Real estate values still to be knocked down ...

There's an interesting report on the value of housing in America, updated this month. The Global Insights/National City report suggested, based on 21 years of data, that of 317 metropolitan areas around the US, covering 84% of the housing stock, only 88 markets are currently undervalued (by any amount).

Against that, there are some 71 metro markets - covering 39% of the housing stock - that are "extremely over-valued", meaning that the valuations are at least 34% above what their model projects as correct values. The report further notes that as recently as the first quarter of 2004, only three metro markets were "extremely" overvalued.

And for those that think the housing market is due for a rebound (and prices aren't yet statistically showing up as falling much), the report states that the median correction in overvalued markets in the past 21 years is 17% and that it lasts 14 quarters. That's three and a half years folks. To those that like the seemingly cheap valuation metrics of home-builders and development companies, may I suggest .... patience.

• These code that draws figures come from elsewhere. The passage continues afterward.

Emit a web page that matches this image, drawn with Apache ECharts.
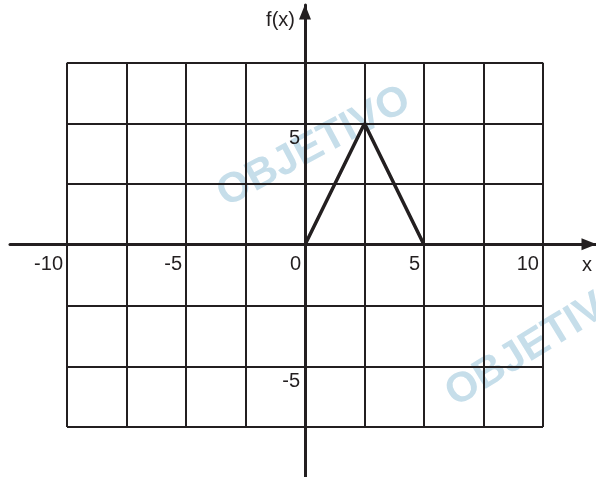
<!DOCTYPE html>
<html>
<head>
<meta charset="utf-8">
<script src="https://cdn.jsdelivr.net/npm/echarts@6/dist/echarts.min.js"></script>
<style>
  html, body { margin: 0; padding: 0; background: #fff; }
  #chart { width: 596px; height: 477px; }
</style>
</head>
<body>
<div id="chart"></div>
<script>
// grid extents (units) and labels
const xRange = [-10, 10]
const yRange = [-7.5, 7.5]
const gridStep = 2.5
const xTickLabels = [-10, -5, 0, 5, 10]
const yTickLabels = [5, -5]
// f(x) polyline points
const fx = [0, 2.5, 5]
const fy = [0, 5, 0]

const ink = '#231f20'
const font = 'Liberation Sans, Arial, sans-serif'
const wmColor = '#c6deea'

const chart = echarts.init(document.getElementById('chart'))

const option = {
  animation: false,
  backgroundColor: '#fff',
  // watermark
  graphic: [
    {
      type: 'text', x: 314, y: 147, rotation: 0.49, z: -10,
      style: { text: 'OBJETIVO', fill: wmColor, font: 'bold 42px ' + font, align: 'center', verticalAlign: 'middle' }
    },
    {
      type: 'text', x: 540, y: 342, rotation: 0.55, z: -10,
      style: { text: 'OBJETIVO', fill: wmColor, font: 'bold 42px ' + font, align: 'center', verticalAlign: 'middle' }
    }
  ],
  grid: [
    // squared paper
    { left: 67, right: 53, top: 62.7, bottom: 50, containLabel: false, outerBoundsMode: 'none' },
    // axes with arrows
    { left: 10, right: 0, top: 5, bottom: 0, containLabel: false, outerBoundsMode: 'none' }
  ],
  xAxis: [
    {
      gridIndex: 0, type: 'value',
      min: xRange[0], max: xRange[1], interval: gridStep,
      axisLine: { show: false }, axisTick: { show: false }, axisLabel: { show: false },
      splitLine: { show: true, lineStyle: { color: ink, width: 2 } }
    },
    {
      gridIndex: 1, type: 'value',
      min: -12.395, max: 12.227,
      position: 'bottom', offset: -232.7,
      name: 'x', nameLocation: 'end', nameGap: -4,
      nameTextStyle: { color: ink, fontFamily: font, fontSize: 20, align: 'right', verticalAlign: 'top', padding: [11, 0, 0, 0] },
      axisLine: {
        show: true, onZero: false,
        lineStyle: { color: ink, width: 3 },
        symbol: ['none', 'triangle'], symbolSize: [12, 15], symbolOffset: [0, -7]
      },
      axisTick: { show: false },
      splitLine: { show: false },
      axisLabel: {
        customValues: xTickLabels,
        color: ink, fontFamily: font, fontSize: 20,
        margin: 10, align: 'right', verticalAlign: 'top', padding: [0, 4, 0, 0]
      }
    }
  ],
  yAxis: [
    {
      gridIndex: 0, type: 'value',
      min: yRange[0], max: yRange[1], interval: gridStep,
      axisLine: { show: false }, axisTick: { show: false }, axisLabel: { show: false },
      splitLine: { show: true, lineStyle: { color: ink, width: 2 } }
    },
    {
      gridIndex: 1, type: 'value',
      min: -9.581, max: 9.853,
      position: 'left', offset: -295,
      name: 'f(x)', nameLocation: 'end', nameGap: -15,
      nameTextStyle: { color: ink, fontFamily: font, fontSize: 20, align: 'right', verticalAlign: 'middle', padding: [0, 10, 0, 0] },
      axisLine: {
        show: true, onZero: false,
        lineStyle: { color: ink, width: 3 },
        symbol: ['none', 'triangle'], symbolSize: [12, 15], symbolOffset: [0, -7]
      },
      axisTick: { show: false },
      splitLine: { show: false },
      axisLabel: {
        customValues: yTickLabels,
        color: ink, fontFamily: font, fontSize: 20,
        margin: 5, align: 'right', verticalAlign: 'top', padding: [6, 0, 0, 0]
      }
    }
  ],
  series: [
    {
      type: 'line',
      xAxisIndex: 0, yAxisIndex: 0,
      data: fx.map((x, i) => [x, fy[i]]),
      showSymbol: false,
      lineStyle: { color: ink, width: 3.5 },
      z: 5
    }
  ]
}

chart.setOption(option)
</script>
</body>
</html>
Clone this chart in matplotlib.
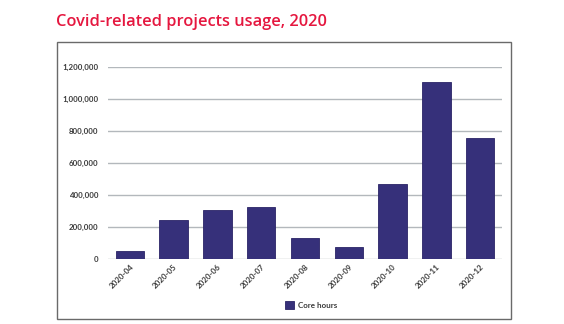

In Canada, however, things are different as the good times appear to roll on for as far as the eye can see. Although there's no apparent signs of a real estate bubble here, perhaps some leading edge indicators suggest that a bubble may be in the early stages of forming.

ReMax just reported that sales of high-end luxury houses are booming across the country, with sales volumes up year over year by 31% in Toronto, by 90% in Vancouver, and by 124% in oil-rich Calgary.

Another five or ten years of this, and we might end up in the same boat as the US market is!